→ SOURCE DATA:

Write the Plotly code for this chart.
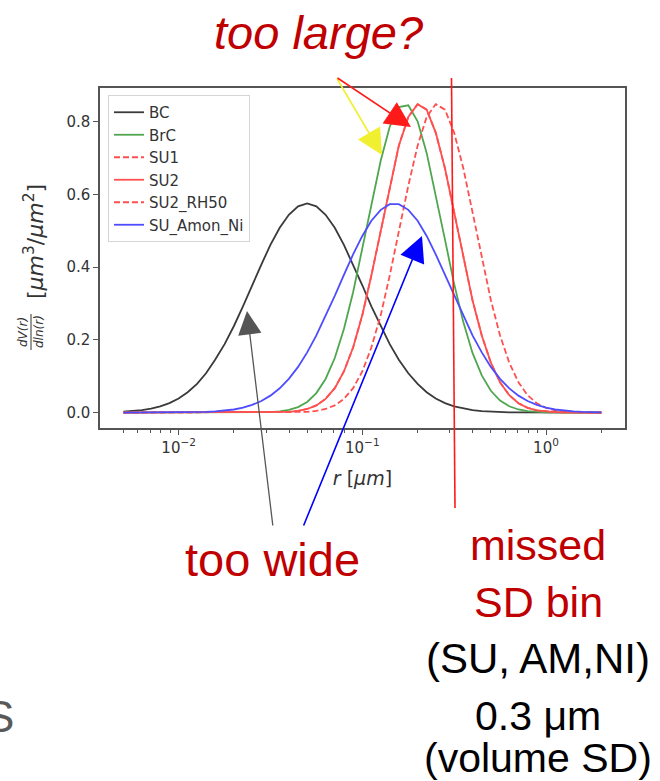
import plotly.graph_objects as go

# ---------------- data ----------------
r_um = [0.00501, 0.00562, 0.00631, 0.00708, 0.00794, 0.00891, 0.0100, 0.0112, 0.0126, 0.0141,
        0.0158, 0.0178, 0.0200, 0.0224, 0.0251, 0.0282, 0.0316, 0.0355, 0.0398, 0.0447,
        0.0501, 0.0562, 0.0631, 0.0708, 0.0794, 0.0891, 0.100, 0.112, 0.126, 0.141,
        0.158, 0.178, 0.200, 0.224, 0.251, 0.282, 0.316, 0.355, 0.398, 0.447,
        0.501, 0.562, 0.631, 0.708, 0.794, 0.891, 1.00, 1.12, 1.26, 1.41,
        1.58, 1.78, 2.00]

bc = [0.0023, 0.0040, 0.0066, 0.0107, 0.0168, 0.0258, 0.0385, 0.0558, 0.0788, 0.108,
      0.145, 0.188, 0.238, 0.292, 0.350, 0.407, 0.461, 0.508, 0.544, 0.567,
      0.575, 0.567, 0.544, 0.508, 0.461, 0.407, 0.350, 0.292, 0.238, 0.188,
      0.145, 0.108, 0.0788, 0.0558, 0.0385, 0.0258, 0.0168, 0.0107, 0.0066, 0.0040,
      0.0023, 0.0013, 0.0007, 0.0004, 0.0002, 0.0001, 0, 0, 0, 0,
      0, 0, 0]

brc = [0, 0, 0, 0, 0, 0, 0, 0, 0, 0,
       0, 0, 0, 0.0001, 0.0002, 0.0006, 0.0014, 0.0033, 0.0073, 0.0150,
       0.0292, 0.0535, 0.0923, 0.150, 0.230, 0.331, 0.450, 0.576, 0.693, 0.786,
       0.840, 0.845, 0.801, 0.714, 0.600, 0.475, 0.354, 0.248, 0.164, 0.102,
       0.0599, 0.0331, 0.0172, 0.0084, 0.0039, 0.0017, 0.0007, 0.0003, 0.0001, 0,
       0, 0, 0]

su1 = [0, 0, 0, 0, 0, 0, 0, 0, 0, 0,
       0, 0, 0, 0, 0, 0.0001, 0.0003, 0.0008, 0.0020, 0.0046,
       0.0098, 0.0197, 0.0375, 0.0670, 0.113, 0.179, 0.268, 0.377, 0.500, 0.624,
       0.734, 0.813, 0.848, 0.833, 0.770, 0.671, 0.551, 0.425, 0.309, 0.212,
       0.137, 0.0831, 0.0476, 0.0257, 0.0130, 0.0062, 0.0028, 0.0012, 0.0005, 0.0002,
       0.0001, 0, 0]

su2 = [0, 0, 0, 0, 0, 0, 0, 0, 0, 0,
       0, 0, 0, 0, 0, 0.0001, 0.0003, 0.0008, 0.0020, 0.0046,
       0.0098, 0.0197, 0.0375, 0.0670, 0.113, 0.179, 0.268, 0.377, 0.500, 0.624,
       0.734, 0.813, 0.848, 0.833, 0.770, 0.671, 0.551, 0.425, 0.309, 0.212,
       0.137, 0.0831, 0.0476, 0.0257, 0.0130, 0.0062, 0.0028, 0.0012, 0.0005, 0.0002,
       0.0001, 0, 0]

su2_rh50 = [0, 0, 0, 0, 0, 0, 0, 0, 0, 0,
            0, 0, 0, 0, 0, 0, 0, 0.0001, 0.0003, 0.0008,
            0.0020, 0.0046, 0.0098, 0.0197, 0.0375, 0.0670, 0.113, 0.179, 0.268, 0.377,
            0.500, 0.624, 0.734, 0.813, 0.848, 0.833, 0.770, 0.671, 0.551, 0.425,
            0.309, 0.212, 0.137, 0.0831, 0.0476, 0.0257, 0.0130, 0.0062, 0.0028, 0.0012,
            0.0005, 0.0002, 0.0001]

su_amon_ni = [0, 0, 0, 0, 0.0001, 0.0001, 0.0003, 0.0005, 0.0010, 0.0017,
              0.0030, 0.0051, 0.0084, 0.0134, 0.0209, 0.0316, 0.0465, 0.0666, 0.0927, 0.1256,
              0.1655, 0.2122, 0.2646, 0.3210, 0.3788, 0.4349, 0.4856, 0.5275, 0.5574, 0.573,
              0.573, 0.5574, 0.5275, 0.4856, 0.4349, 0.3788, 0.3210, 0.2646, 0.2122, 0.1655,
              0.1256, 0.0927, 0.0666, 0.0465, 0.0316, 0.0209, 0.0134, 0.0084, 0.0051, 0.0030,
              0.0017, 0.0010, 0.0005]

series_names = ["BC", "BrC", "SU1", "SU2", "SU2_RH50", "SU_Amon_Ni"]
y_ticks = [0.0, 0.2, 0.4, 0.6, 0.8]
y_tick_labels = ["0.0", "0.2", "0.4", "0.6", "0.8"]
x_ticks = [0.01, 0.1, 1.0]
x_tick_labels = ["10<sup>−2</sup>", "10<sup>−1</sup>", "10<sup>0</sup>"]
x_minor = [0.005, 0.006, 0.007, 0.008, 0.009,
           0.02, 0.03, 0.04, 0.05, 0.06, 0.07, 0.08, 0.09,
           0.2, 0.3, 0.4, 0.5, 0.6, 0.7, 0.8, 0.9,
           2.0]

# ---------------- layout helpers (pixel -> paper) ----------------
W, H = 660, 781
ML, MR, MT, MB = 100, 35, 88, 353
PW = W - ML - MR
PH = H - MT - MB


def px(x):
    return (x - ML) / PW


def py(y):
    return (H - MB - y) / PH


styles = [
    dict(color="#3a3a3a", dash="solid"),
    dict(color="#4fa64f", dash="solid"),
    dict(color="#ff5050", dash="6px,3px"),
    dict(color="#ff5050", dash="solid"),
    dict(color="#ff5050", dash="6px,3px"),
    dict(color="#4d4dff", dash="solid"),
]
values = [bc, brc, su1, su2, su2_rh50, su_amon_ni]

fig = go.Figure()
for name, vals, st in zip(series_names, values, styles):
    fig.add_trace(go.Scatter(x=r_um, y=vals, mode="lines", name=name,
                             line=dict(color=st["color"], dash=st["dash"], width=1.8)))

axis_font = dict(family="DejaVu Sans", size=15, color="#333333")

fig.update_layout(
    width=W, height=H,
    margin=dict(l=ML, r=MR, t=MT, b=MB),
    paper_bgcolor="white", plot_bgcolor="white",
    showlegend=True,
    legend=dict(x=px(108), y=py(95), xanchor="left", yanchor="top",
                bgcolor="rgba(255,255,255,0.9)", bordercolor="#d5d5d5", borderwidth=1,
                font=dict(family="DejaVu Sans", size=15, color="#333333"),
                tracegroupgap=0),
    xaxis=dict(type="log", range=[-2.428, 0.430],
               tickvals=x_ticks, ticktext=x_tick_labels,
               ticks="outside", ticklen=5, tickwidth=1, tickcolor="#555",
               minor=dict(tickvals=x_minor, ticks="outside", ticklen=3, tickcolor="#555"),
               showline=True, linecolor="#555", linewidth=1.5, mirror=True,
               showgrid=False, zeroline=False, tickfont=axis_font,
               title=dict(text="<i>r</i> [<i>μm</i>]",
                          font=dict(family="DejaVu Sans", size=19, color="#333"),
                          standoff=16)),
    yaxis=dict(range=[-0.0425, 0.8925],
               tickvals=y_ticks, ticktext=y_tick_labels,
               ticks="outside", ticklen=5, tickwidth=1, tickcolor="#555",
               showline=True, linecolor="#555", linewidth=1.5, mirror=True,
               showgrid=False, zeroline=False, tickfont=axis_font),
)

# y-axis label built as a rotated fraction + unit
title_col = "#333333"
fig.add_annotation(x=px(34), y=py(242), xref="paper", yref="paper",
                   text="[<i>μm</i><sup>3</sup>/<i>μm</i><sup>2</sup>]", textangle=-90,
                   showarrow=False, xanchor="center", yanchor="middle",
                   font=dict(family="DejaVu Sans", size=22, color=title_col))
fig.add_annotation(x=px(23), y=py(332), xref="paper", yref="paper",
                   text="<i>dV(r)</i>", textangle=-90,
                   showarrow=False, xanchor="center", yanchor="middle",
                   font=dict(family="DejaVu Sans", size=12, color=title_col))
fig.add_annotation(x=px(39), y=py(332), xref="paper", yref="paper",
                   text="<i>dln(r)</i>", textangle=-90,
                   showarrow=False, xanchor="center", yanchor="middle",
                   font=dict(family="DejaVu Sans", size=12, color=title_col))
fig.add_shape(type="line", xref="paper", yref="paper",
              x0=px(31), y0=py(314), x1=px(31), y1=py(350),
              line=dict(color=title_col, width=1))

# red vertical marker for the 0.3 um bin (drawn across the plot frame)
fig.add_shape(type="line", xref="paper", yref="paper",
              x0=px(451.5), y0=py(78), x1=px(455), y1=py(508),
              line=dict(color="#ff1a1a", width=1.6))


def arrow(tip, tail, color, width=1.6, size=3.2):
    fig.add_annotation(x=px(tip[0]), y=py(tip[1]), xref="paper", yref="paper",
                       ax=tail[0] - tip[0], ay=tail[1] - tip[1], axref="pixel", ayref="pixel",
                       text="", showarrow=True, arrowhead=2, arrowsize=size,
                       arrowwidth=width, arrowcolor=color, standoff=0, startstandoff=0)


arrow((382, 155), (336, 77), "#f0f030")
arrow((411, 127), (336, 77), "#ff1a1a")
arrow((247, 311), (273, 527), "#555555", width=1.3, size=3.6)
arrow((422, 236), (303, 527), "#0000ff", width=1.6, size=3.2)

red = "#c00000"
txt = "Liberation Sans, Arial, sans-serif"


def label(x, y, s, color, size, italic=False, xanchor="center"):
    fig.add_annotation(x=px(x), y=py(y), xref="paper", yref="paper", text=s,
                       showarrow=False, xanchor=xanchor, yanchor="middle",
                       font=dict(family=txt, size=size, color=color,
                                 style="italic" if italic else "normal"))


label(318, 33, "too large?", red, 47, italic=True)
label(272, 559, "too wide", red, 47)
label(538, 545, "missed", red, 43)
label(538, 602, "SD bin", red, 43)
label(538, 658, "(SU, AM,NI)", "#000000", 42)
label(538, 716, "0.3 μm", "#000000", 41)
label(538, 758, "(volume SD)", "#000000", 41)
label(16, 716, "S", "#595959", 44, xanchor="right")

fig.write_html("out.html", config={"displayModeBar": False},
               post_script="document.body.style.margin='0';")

→ EXERCISE DETAILS: Leave the pictures out and please restate exactly the lines running from the start of the material through the one with "import plotly.graph_objects as go".

→ THE REPLY:
Write the Plotly code for this chart.
import plotly.graph_objects as go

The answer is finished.